これによって、恒藤の「いつの頃かはわからないけれど」が、明治三七(一九〇四)年五月四日(芥川龍之介満十二歳)の東京地方裁判所民事部タ号法廷で下された新原家の推定家督相続人廃除判決文以降ということが判る。同判決文は鷺氏の前掲書の二十五ページに原本画像があり、そこに確かに「新原龍之介」の記載を見ることが出来る。

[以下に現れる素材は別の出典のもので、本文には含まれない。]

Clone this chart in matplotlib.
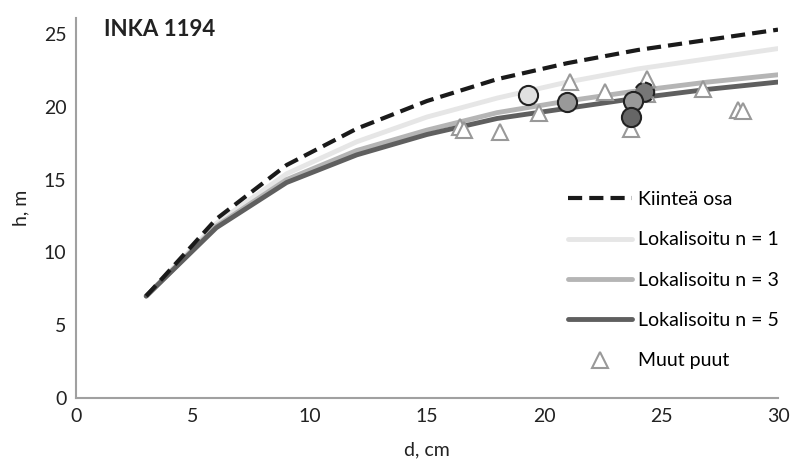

『「ちゑ」といふ言葉は「智慧」と書くのが本來の書きかたなのであらう。……』ここで恒藤が、突然、「智慧」という文字面を問題にしたのは、本篇「芥川龍之介のことなど」が連載された雑誌名が『智慧』であったことに由来するものであるが、出版社にとってみると、以下の恒藤の謂いは、これ、あまり面白くない叙述であったであろう。

「こちたい」「言痛し」「事痛し」という古語の転訛表現。ここは「仰々しい・おおげさな」の意。

「“Wisdom” 」「賢いこと・賢明・知恵・分別・賢さ・賢明であること・学問・知識・博識」の意の英語。

「 “intelligence”」「知能・理解力・思考力・知性・聡明・優れた知恵・機転・知恵・賢明であること・知性的存在」の意の英語。前者よりも、より哲学的なニュアンスを感じる。]